Computational Modeling of Turbulent Flows Over Rough Surfaces

Abstract

Turbulent flows over rough surfaces are often encountered in nature and engineering practices and are often difficult to analyze. In this study, combined modeling and computational techniques is involved to investigate such flows over a surface covered with a large-scale roughness pattern. A simplified empirical engineering model is validated by taking area average of the flow field data over the surface. The approach can interpret fluid physics based on the empirical correlation. The area-averaged mean momentum transport resulting from the wall-normal time-averaged velocity component is found to be a significant contributing term into the near-boundary shear stress balance. This makes its behavior different from the flow over a smooth surface.
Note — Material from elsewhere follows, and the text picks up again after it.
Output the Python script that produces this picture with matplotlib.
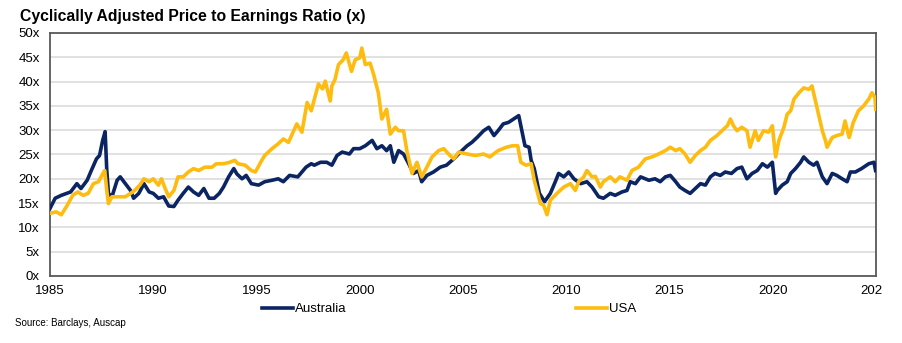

Comparing alternative approaches for estimating the roughness coefficients, it is found that the mass-flow-rate-deficit approach produces superior results. Flow in a channel with one wall covered with an array of cylindrical cavities and the other smooth is used as an example. The extended wall functions, based on the k-ε closure and the simplified engineering model, can be applied for a large-scale roughness pattern. The approach can significantly reduce required computational cost. On the other hand, the small domain periodic computations are needed to produce roughness lengths for a particular surface geometry. This model can develop a general correlation relating the roughness lengths to a surface geometry to aid engineering design.